The cyberattack on Change Healthcare, the largest billing and payment system in the U.S., had a broad impact across all healthcare sectors, according to the U.S. Department of Health and Human Services, interrupting payments to hospitals, physicians, pharmacists, and other providers across the country.

It caused financial harm to thousands of doctors’ practices, with 80% reporting “lost revenue from unpaid claims,” according to a survey conducted by the American Medical Association.

“The disruption caused by this cyberattack is causing tremendous financial strain,” said AMA President Jesse M. Ehrenfeld in a statement. “The one-two punch of compounding Medicare cuts and inability to process claims as a result of this attack is devastating to physician practices that are already struggling to keep their doors open.”

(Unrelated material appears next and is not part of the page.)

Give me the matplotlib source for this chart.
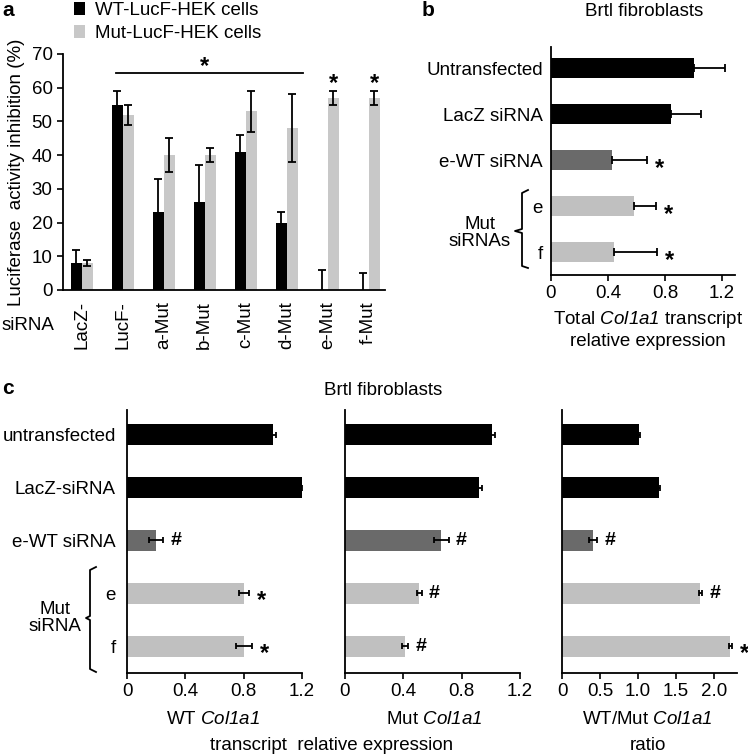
import matplotlib
matplotlib.use("Agg")
import matplotlib.pyplot as plt
import numpy as np
from matplotlib.lines import Line2D

plt.rcParams['font.family'] = ['Liberation Sans', 'DejaVu Sans']
plt.rcParams['mathtext.fontset'] = 'custom'
plt.rcParams['mathtext.rm'] = 'Liberation Sans'
plt.rcParams['mathtext.it'] = 'Liberation Sans:italic'
plt.rcParams['mathtext.sf'] = 'Liberation Sans:italic'
plt.rcParams['font.size'] = 13.5

# panel a: luciferase inhibition
a_labels = ['LacZ-', 'LucF-', 'a-Mut', 'b-Mut', 'c-Mut', 'd-Mut', 'e-Mut', 'f-Mut']
a_wt = [8, 55, 23, 26, 41, 20, 0, 0]
a_wt_err = [4, 4, 10, 11, 5, 3, 6, 5]
a_mut = [8, 52, 40, 40, 53, 48, 57, 57]
a_mut_err = [1, 3, 5, 2, 6, 10, 2, 2]
a_mut_marks = ['', '', '', '', '', '', '*', '*']

# panel b: total Col1a1
b_labels = ['Untransfected', 'LacZ siRNA', 'e-WT siRNA', 'e', 'f']
b_vals = [1.0, 0.84, 0.43, 0.58, 0.44]
b_err = [0.22, 0.21, 0.24, 0.155, 0.30]
b_marks = ['', '', '*', '*', '*']

# panel c
c_labels = ['untransfected', 'LacZ-siRNA', 'e-WT siRNA', 'e', 'f']
c_wt = [1.0, 1.2, 0.2, 0.8, 0.8]
c_wt_err = [0.02, 0.005, 0.05, 0.035, 0.055]
c_wt_marks = ['', '', '#', '*', '*']
c_mut = [1.01, 0.92, 0.66, 0.51, 0.41]
c_mut_err = [0.02, 0.02, 0.05, 0.015, 0.02]
c_mut_marks = ['', '', '#', '#', '#']
c_ratio = [1.01, 1.27, 0.41, 1.82, 2.21]
c_ratio_err = [0.02, 0.02, 0.05, 0.02, 0.02]
c_ratio_marks = ['', '', '#', '#', '*']

BLACK = '#000000'
DARK = '#6a6a6a'
LIGHT = '#c0c0c0'
LIGHT_A = '#c8c8c8'
row_colors = [BLACK, BLACK, DARK, LIGHT, LIGHT]

W, H = 748, 756
fig = plt.figure(figsize=(W / 100, H / 100), dpi=100)


def add_ax(l, t, r, b):
    return fig.add_axes([l / W, 1 - b / H, (r - l) / W, (b - t) / H])


def ftext(x, y, s, **kw):
    kw.setdefault('ha', 'center')
    kw.setdefault('va', 'center')
    fig.text(x / W, 1 - y / H, s, **kw)


def style(ax):
    for s in ['top', 'right']:
        ax.spines[s].set_visible(False)
    for s in ['left', 'bottom']:
        ax.spines[s].set_linewidth(1.3)
    ax.tick_params(width=1.2, length=4, direction='out')


def mark(ax, m, xy, dx, dy):
    # significance symbol next to / above an error bar end
    star = m == '*'
    ax.annotate(m, xy, xytext=(dx, dy - (4 if star else 0)), textcoords='offset pixels',
                ha='center', va='center', fontsize=17 if star else 14,
                fontweight='bold', annotation_clip=False)


# ---------------- panel a ----------------
ax = add_ax(63, 54, 385, 290)
style(ax)
x = np.arange(len(a_labels))
w = 0.27
b1 = ax.bar(x - w / 2, a_wt, w, color=BLACK, label='WT-LucF-HEK cells')
b2 = ax.bar(x + w / 2, a_mut, w, color=LIGHT_A, label='Mut-LucF-HEK cells')
ax.errorbar(x - w / 2, a_wt, yerr=a_wt_err, fmt='none', ecolor='black',
            elinewidth=1.3, capsize=3, capthick=1.3)
ax.errorbar(x + w / 2, a_mut, yerr=a_mut_err, fmt='none', ecolor='black',
            elinewidth=1.3, capsize=3, capthick=1.3)
for xi, v, e, m in zip(x, a_mut, a_mut_err, a_mut_marks):
    if m:
        mark(ax, m, (xi + w / 2, v + e), 0, 12)
ax.set_xlim(-0.46, 7.4)
ax.set_ylim(0, 70)
ax.set_yticks(range(0, 71, 10))
ax.set_xticks(x)
ax.set_xticklabels(a_labels, rotation=90)
ax.tick_params(axis='x', length=0, pad=8)
ax.set_ylabel('Luciferase  activity inhibition (%)', labelpad=5)
# significance bar across LucF..d-Mut
ax.plot([x[1] - 0.17, x[5] + 0.4], [64.5, 64.5], color='black', lw=1.3, clip_on=False)
mark(ax, '*', ((x[1] + x[5]) / 2, 64.5), 0, 10)
ax.legend(handles=[b1, b2], loc='upper left', bbox_to_anchor=(74 / W, 1 - 2 / H),
          bbox_transform=fig.transFigure, frameon=False, handlelength=0.6,
          handleheight=0.7, handletextpad=0.5, labelspacing=0.3, borderpad=0,
          borderaxespad=0, fontsize=13.5)
ftext(28, 326, 'siRNA')
ftext(8, 10, 'a', fontweight='bold', fontsize=15)

# ---------------- panel b ----------------
ax = add_ax(551, 47, 735, 275)
style(ax)
y = np.arange(len(b_labels))
ax.barh(y, b_vals, 0.42, color=row_colors)
ax.errorbar(b_vals, y, xerr=[np.zeros(len(b_vals)), b_err], fmt='none', ecolor='black',
            elinewidth=1.3, capsize=3, capthick=1.3)
for yi, v, e, m in zip(y, b_vals, b_err, b_marks):
    if m:
        mark(ax, m, (v + e, yi), 13, -4)
ax.set_ylim(4.5, -0.46)
ax.set_xlim(0, 1.29)
ax.set_xticks([0, 0.4, 0.8, 1.2])
ax.set_xticklabels(['0', '0.4', '0.8', '1.2'])
ax.set_yticks(y)
ax.set_yticklabels(b_labels)
ax.tick_params(axis='y', length=0, pad=6)
ftext(644, 12, 'Brtl fibroblasts')
ftext(428, 11, 'b', fontweight='bold', fontsize=15)
ftext(648, 320, r'Total $\mathsf{Col1a1}$ transcript')
ftext(648, 342, 'relative expression')
ftext(480, 233, 'Mut\nsiRNAs', linespacing=1.0)
fig.add_artist(Line2D(np.array([528, 522, 522, 515, 522, 522, 528]) / W,
                      1 - np.array([190, 193, 229, 231, 233, 266, 268]) / H,
                      color='black', lw=1.3))

# ---------------- panel c ----------------
c_sets = [
    (127, 302, c_wt, c_wt_err, c_wt_marks, 1.2, [0, 0.4, 0.8, 1.2], ['0', '0.4', '0.8', '1.2']),
    (345, 520, c_mut, c_mut_err, c_mut_marks, 1.2, [0, 0.4, 0.8, 1.2], ['0', '0.4', '0.8', '1.2']),
    (562, 737, c_ratio, c_ratio_err, c_ratio_marks, 2.3, [0, 0.5, 1.0, 1.5, 2.0],
     ['0', '0.5', '1.0', '1.5', '2.0']),
]
y = np.arange(len(c_labels))
for i, (l, r, vals, errs, marks, xmax, ticks, tlabels) in enumerate(c_sets):
    ax = add_ax(l, 410, r, 673)
    style(ax)
    ax.barh(y, vals, 0.4, color=row_colors)
    ax.errorbar(vals, y, xerr=errs, fmt='none', ecolor='black',
                elinewidth=1.3, capsize=2.5, capthick=1.3)
    for yi, v, e, m in zip(y, vals, errs, marks):
        if m:
            mark(ax, m, (v + e, yi), 13, -3 if m == '*' else 0)
    ax.set_ylim(4.51, -0.47)
    ax.set_xlim(0, xmax)
    ax.set_xticks(ticks)
    ax.set_xticklabels(tlabels)
    ax.set_yticks(y)
    if i == 0:
        ax.set_yticklabels(c_labels)
        ax.tick_params(axis='y', length=0, pad=8)
    else:
        ax.set_yticklabels([])
        ax.tick_params(axis='y', length=0)

ftext(383, 390, 'Brtl fibroblasts')
ftext(8, 389, 'c', fontweight='bold', fontsize=15)
ftext(213, 720, r'WT $\mathsf{Col1a1}$')
ftext(434, 720, r'Mut $\mathsf{Col1a1}$')
ftext(647, 720, r'WT/Mut $\mathsf{Col1a1}$')
ftext(332, 746, 'transcript  relative expression')
ftext(648, 746, 'ratio')
ftext(55, 618, 'Mut\nsiRNA', linespacing=1.0)
fig.add_artist(Line2D(np.array([96, 90, 90, 86, 90, 90, 96]) / W,
                      1 - np.array([567, 570, 616, 618, 620, 669, 672]) / H,
                      color='black', lw=1.3))

fig.savefig('out.png', dpi=100)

Other challenges facing hospitals, according to analysts, were increased demand from aging Baby Boomers, bringing more claims from Medicare, which reimburses at a lower rate, and increased labor costs as hospitals raised wages to retain or attract employees amid a labor shortage.

The not-for-profit healthcare sector, which was the only one among S&P Global Ratings’ public finance credits to have more downgrades than upgrades in 2023, still has a long way to go toward full recovery, S&P analysts said.

Rating outlook revisions have tended to be revisions from negative to stable, not to positive, said Blake Fundingsland, an S&P associate director.

“The sector seems to be settling into a new normal,” he said.

“There are pockets of improvement,” Desai said. The sector “is just not back to where it was prior to the pandemic. When you look at the ratings, they are just not where you want the margins to land for the long haul.”

Desai placed the hospitals in three buckets: Those that were doing well when other credits were faring well and are still in good shape; the credits that had large losses, but now have fewer losses, but have not recovered back to where they were before the pandemic; and others that are still struggling with higher losses.

“I think the middle bucket is not generating the cash flow they used to, so, as the expense sheet grows, they can’t put as much back on the balance sheet,” Desai said.

It’s unusual for MMA to have this many hospitals in its default and impairment database for any reason, Washburn said. The numbers have also ticked up for retirement centers, charter schools and the housing sector, but those credits tend to be more transactional, and they are less likely to have the financial and oversight teams on staff that hospital systems do, she said.

“With hospitals, in terms of the muni market, particularly the large systems, they have some of the most sophisticated financial management teams out there,” Washburn said. “So there, potentially, would be more opportunities or solutions if it’s truly a technical issue, like they have financial pressures while they implement a turnaround plan.”

Like S&P, Fitch has a negative outlook on the non-profit healthcare sector.

Moody’s revised its sector outlook to stable from negative in November.

“Moody’s returned the ratings to stable, but they still listed a litany of challenges,” Washburn said. “S&P and Fitch Ratings outlooks are not stable. Hospitals are stabilizing, but calling them stable right now seems a bit premature.”

“On balance, the situation still tips more toward addressing challenges, than being completely neutral,” she said.